Motors were sized to fit in those airframes; round-number millimeters are a lot more memorable than decimal inches.
I recall reading (no time to locate now) that the original 18 mm engine diameter came from off the shelf available parallel wound tubes from the fireworks industry. And probably the same for the 24 mm engines.
If I were to guess, composite motors diameters are similar but are sized from the inside out instead of the outside in. Standard sized O-rings are used inside the motor casing so the case diameters themselves end up being an odd size.
But O-rings are available off the shelf in hundreds of rather closely spaced diameters. The available rings may have pushed them to, say, 54 mm rather than 53 or 55, but they could just as easily have gone to 51 or 57. There has to be another reason for the for the gross steps that get pretty close, even if off the shelf O-rings may have influenced the final exact values.
 
Hi TRF colleagues,

I have this question, please.

Let's use the BT-50 as an example. Its outer dimension measures 0.976" and its inner dimension measures 0.950". So how can its wall thickness be anything other than 0.026"? Besides the wall, what else is there between the outer and the inner dimensions?

Incidentally, I dislike using inches rather than millimetres. The numbers would be so much easier to deal with if we were to say that the outer dimension measures 25 mm and the inner dimension measures 24 mm. But that's another story.

Thank you.

Stanley
 
It all goes back to the British Navy and the early days of canons. And now we’re stuck with it.
 
Well, being wrong on the Internet is a fast way to learn something.

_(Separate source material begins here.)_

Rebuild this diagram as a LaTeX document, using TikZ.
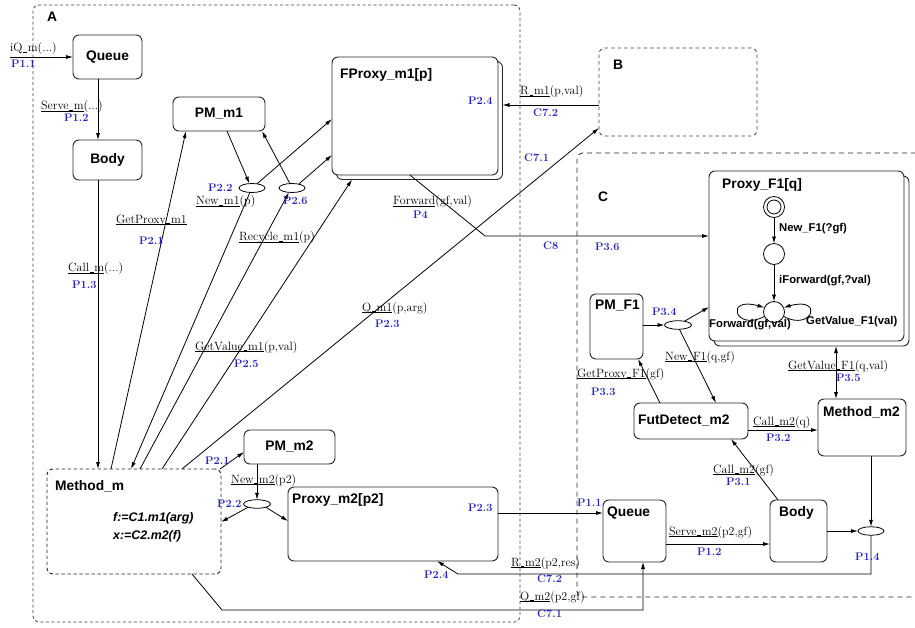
\documentclass[tikz,border=0pt]{standalone}
\usepackage{fontspec}
\setsansfont{Liberation Sans}
\usetikzlibrary{arrows.meta,shapes.geometric}
\definecolor{pblue}{RGB}{35,35,195}
\definecolor{boxc}{gray}{0.15}
\newcommand\ulab[1]{\underline{\smash{#1}}}
\newcommand\labus{\leavevmode\kern.06em\vbox{\hrule width.32em height.45pt}\kern.06em}
\begin{document}
\begin{tikzpicture}[x=1pt,y=-1pt,
  box/.style={draw=boxc, line width=0.95pt, rounded corners=6pt, fill=white, inner sep=0pt, outer sep=0pt},
  dbox/.style={box, dash pattern=on 3.5pt off 2.5pt},
  region/.style={draw=black!75, line width=0.8pt, rounded corners=6pt, inner sep=0pt, outer sep=0pt},
  ell/.style={draw=black, line width=0.8pt, ellipse, inner sep=0pt, outer sep=0pt, minimum width=27pt, minimum height=8.5pt},
  stc/.style={draw=black, line width=0.8pt, circle, inner sep=0pt, outer sep=0pt, minimum size=21pt},
  nm/.style={font=\sffamily\bfseries\fontsize{13.8}{14}\selectfont, inner sep=0pt},
  inl/.style={font=\sffamily\bfseries\fontsize{11.3}{12}\selectfont, inner sep=0pt, anchor=west},
  itl/.style={font=\sffamily\bfseries\itshape\fontsize{12.4}{13}\selectfont, inner sep=0pt, anchor=west},
  lab/.style={font=\fontsize{12}{12}\selectfont, inner sep=0pt, anchor=west, text=black},
  plab/.style={font=\bfseries\fontsize{11}{11}\selectfont, inner sep=0pt, anchor=west, text=pblue},
  conn/.style={draw=black, line width=0.8pt},
  arr/.style={conn, -{Latex[length=7pt,width=4pt]}},
  darr/.style={conn, {Latex[length=7pt,width=4pt]}-{Latex[length=7pt,width=4pt]}},
]
\useasboundingbox (0,0) rectangle (915,627);

% regions
\node[region, dash pattern=on 3pt off 2.5pt, minimum width=487pt, minimum height=617pt] (regA) at (276.5,313.5) {};
\node[region, dash pattern=on 3.5pt off 3pt, minimum width=158pt, minimum height=88pt] (regB) at (678,92) {};
\node[region, draw=black!85, dash pattern=on 5pt off 4pt, minimum width=363pt, minimum height=444pt] (regC) at (758.5,375) {};
\node[nm, anchor=west] (labA) at (47,17) {A};
\node[nm, anchor=west] (labB) at (613,65) {B};
\node[nm, anchor=west] (labC) at (598,197) {C};

% boxes in A
\node[box, minimum width=69pt, minimum height=44pt] (queueA) at (107.5,57) {};
\node[nm] (queueAt) at (queueA) {Queue};
\node[box, minimum width=69pt, minimum height=40pt] (bodyA) at (107.5,160) {};
\node[nm] (bodyAt) at (bodyA) {Body};
\node[box, minimum width=92pt, minimum height=34pt] (pmmone) at (219,114) {};
\node[nm] (pmmonet) at (pmmone) {PM\_m1};
\node[box, minimum width=166pt, minimum height=118pt] (fproxysh) at (419.5,120.5) {};
\node[box, minimum width=166pt, minimum height=118pt] (fproxy) at (415,116) {};
\node[nm, anchor=west] (fproxyt) at (340,75) {FProxy\_m1[p]};
\node[dbox, minimum width=174pt, minimum height=105pt] (methodm) at (134,521.5) {};
\node[nm, anchor=west] (methodmt) at (55,486) {Method\_m};
\node[itl] (fline) at (113,518) {f:=C1.m1(arg)};
\node[itl] (xline) at (113,536) {x:=C2.m2(f)};
\node[box, minimum width=91pt, minimum height=34pt] (pmmtwo) at (289.5,447) {};
\node[nm] (pmmtwot) at (pmmtwo) {PM\_m2};
\node[box, minimum width=210pt, minimum height=74pt] (proxymtwo) at (393,524) {};
\node[nm, anchor=west] (proxymtwot) at (292,500) {Proxy\_m2[p2]};

% boxes in C
\node[box, minimum width=63pt, minimum height=62pt] (queueC) at (634.5,531) {};
\node[nm, anchor=west] (queueCt) at (607,513) {Queue};
\node[box, minimum width=57pt, minimum height=62pt] (bodyC) at (798.5,531) {};
\node[nm, anchor=west] (bodyCt) at (779,513) {Body};
\node[box, minimum width=114pt, minimum height=36pt] (futdet) at (691,421) {};
\node[nm, anchor=west] (futdett) at (638,421) {FutDetect\_m2};
\node[box, minimum width=88pt, minimum height=57pt] (methodmtwo) at (862,427.5) {};
\node[nm, anchor=west] (methodmtwot) at (823,412) {Method\_m2};
\node[box, minimum width=53pt, minimum height=65pt] (pmfone) at (616.5,326.5) {};
\node[nm, anchor=west] (pmfonet) at (595,306) {PM\_F1};
\node[box, minimum width=195pt, minimum height=170pt] (proxyfonesh) at (811.5,261) {};
\node[box, minimum width=195pt, minimum height=170pt] (proxyfone) at (806.5,256) {};
\node[nm, anchor=west] (proxyfonet) at (722,185) {Proxy\_F1[q]};

% states inside Proxy_F1
\node[stc] (st0) at (774,207) {};
\node[stc, minimum size=14pt] (st0in) at (st0) {};
\node[stc] (st1) at (774,254) {};
\node[stc] (st2) at (774,312) {};
\draw[arr] (st0) -- (st1);
\draw[arr] (st1) -- (st2);
\draw[arr] (st2.205) .. controls (735,332) and (724,296) .. (st2.155);
\draw[arr] (st2.-25) .. controls (813,332) and (824,296) .. (st2.25);
\node[inl] (tnew) at (779,229) {New\_F1(?gf)};
\node[inl] (tifw) at (779,281) {iForward(gf,?val)};
\node[inl] (tfw) at (709,325) {Forward(gf,val)};
\node[inl] (tgv) at (806,322) {GetValue\_F1(val)};

% ellipses
\node[ell, minimum width=26pt, minimum height=9pt] (ell22) at (252,188) {};
\node[ell, minimum width=26pt, minimum height=9pt] (ell26) at (292,188) {};
\node[ell] (ellm2) at (257,504) {};
\node[ell] (ell34) at (678,325) {};
\node[ell, minimum width=26pt] (ell14) at (871,531) {};

% connectors in A
\coordinate (iqstart) at (10,57);
\draw[arr] (iqstart) -- (queueA.west);
\draw[arr] (98,0 |- queueA.south) -- (98,0 |- bodyA.north);
\draw[arr] (98,0 |- bodyA.south) -- (98,0 |- methodm.north);
\draw[arr] (111,0 |- methodm.north) -- (186,0 |- pmmone.south);
\draw[arr] (ell22.245) -- (131,0 |- methodm.north);
\draw[arr] (140,0 |- methodm.north) -- (ell26.235);
\draw[arr] (162,0 |- methodm.north) -- (352,0 |- fproxysh.south);
\draw[arr] (182,0 |- methodm.north) -- (regB.west |- 0,128);
\draw[arr] (ell22.40) -- (fproxy.west |- 0,119);
\draw[arr] (ell26.30) -- (fproxy.west |- 0,155);
\draw[arr] (227,0 |- pmmone.south) -- (ell22.120);
\draw[arr] (ell26.115) -- (262,0 |- pmmone.south);
\coordinate (fwdbend) at (485,236);
\draw[arr] (410,0 |- fproxy.south) -- (fwdbend) -- (proxyfone.west |- fwdbend);
\draw[arr] (regB.west |- 0,105) -- (fproxysh.east |- 0,105);
\draw[arr] (257,0 |- pmmtwo.south) -- (ellm2.north);
\draw[arr] (ellm2.200) -- (methodm.east |- 0,522);
\draw[arr] (ellm2.-20) -- (proxymtwo.west |- 0,521);
\draw[arr] (220,0 |- methodm.north) -- (pmmtwo.west |- 0,452);
\draw[arr] (proxymtwo.east |- 0,513) -- (queueC.west |- 0,513);
\coordinate (rmtwobend) at (458,574);
\draw[arr] (ell14.south) |- (rmtwobend) -- (437,0 |- proxymtwo.south);
\coordinate (qmtwobend) at (222,610);
\draw[arr] (192,0 |- methodm.south) -- (qmtwobend) -| (643,0 |- queueC.south);

% connectors in C
\draw[arr] (queueC.east |- 0,544) -- (bodyC.west |- 0,544);
\draw[arr] (778,0 |- bodyC.north) -- (731,0 |- futdet.south);
\draw[arr] (futdet.east |- 0,430) -- (methodmtwo.west |- 0,430);
\draw[arr] (bodyC.east |- ell14) -- (ell14.west);
\draw[arr] (871,0 |- methodmtwo.south) -- (ell14.north);
\draw[darr] (836,0 |- proxyfonesh.south) -- (836,0 |- methodmtwo.north);
\draw[arr] (660,0 |- futdet.north) -- (638,0 |- pmfone.south);
\draw[arr] (pmfone.east |- ell34) -- (ell34.west);
\draw[arr] (ell34.30) -- (proxyfone.west |- 0,307);
\draw[arr] (ell34.-72) -- (716,0 |- futdet.north);

% black labels
\node[lab] (l1) at (10,49) {iQ\labus m(...)};
\node[lab] (l2) at (41,107) {\ulab{Serve\labus m}(...)};
\node[lab] (l3) at (68,269) {\ulab{Call\labus m}(...)};
\node[lab] (l4) at (116,224) {\ulab{GetProxy\labus m1}};
\node[lab] (l5) at (196,202) {\ulab{New\labus m1}(p)};
\node[lab] (l6) at (239,238) {\ulab{Recycle\labus m1}(p)};
\node[lab] (l7) at (195,347) {\ulab{GetValue\labus m1}(p,val)};
\node[lab] (l8) at (362,308) {\ulab{Q\labus m1}(p,arg)};
\node[lab] (l9) at (393,202) {\ulab{Forward}(gf,val)};
\node[lab] (l10) at (520,92) {\ulab{R\labus m1}(p,val)};
\node[lab] (l11) at (231,480) {\ulab{New\labus m2}(p2)};
\node[lab] (l12) at (511,563) {\ulab{R\labus m2}(p2,res)};
\node[lab] (l13) at (520,597) {\ulab{Q\labus m2}(p2,gf)};
\node[lab] (l14) at (669,532) {\ulab{Serve\labus m2}(p2,gf)};
\node[lab] (l15) at (713,470) {\ulab{Call\labus m2}(gf)};
\node[lab] (l16) at (753,422) {\ulab{Call\labus m2}(q)};
\node[lab] (l17) at (788,366) {\ulab{GetValue\labus F1}(q,val)};
\node[lab] (l18) at (577,374) {\ulab{GetProxy\labus F1}(gf)};
\node[lab] (l19) at (665,357) {\ulab{New\labus F1}(q,gf)};

% blue labels
\node[plab] (p1) at (11,64) {P1.1};
\node[plab] (p2) at (64,118) {P1.2};
\node[plab] (p3) at (72,285) {P1.3};
\node[plab] (p4) at (139,241) {P2.1};
\node[plab] (p5) at (208,188) {P2.2};
\node[plab] (p6) at (283,201) {P2.6};
\node[plab] (p7) at (234,364) {P2.5};
\node[plab] (p8) at (375,324) {P2.3};
\node[plab] (p9) at (413,215) {P4};
\node[plab] (p10) at (543,246) {C8};
\node[plab] (p11) at (595,247) {P3.6};
\node[plab] (p12) at (468,101) {P2.4};
\node[plab] (p13) at (533,113) {C7.2};
\node[plab] (p14) at (524,158) {C7.1};
\node[plab] (p15) at (205,461) {P2.1};
\node[plab] (p16) at (217,504) {P2.2};
\node[plab] (p17) at (468,508) {P2.3};
\node[plab] (p18) at (577,503) {P1.1};
\node[plab] (p19) at (537,579) {C7.2};
\node[plab] (p20) at (424,575) {P2.4};
\node[plab] (p21) at (537,614) {C7.1};
\node[plab] (p22) at (697,552) {P1.2};
\node[plab] (p23) at (726,482) {P3.1};
\node[plab] (p24) at (766,438) {P3.2};
\node[plab] (p25) at (836,378) {P3.5};
\node[plab] (p26) at (591,392) {P3.3};
\node[plab] (p27) at (652,312) {P3.4};
\node[plab] (p28) at (855,557) {P1.4};
\end{tikzpicture}
\end{document}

Thanks for the heads-up @BABAR & @jqavins
This is why I love TRF; in so many other places on the internet, being challenged is a way to get into a fight. I hope it was clear that "I read it somewhere, and I can't find the source right now" is tantamount to "I'm not too sure of this, but..."

Incidentally, I dislike using inches rather than millimetres. The numbers would be so much easier to deal with if we were to say that the outer dimension measures 25 mm and the inner dimension measures 24 mm.
I, too, would rather go metric on this (and many other things, if not everything). But I must point out that the OD is not 25 mm. If 0.976 in. is correct to three significant digits then it comes to 24.8 mm. Apogee reports the same, though that may be converted from 0.976 just as my number is.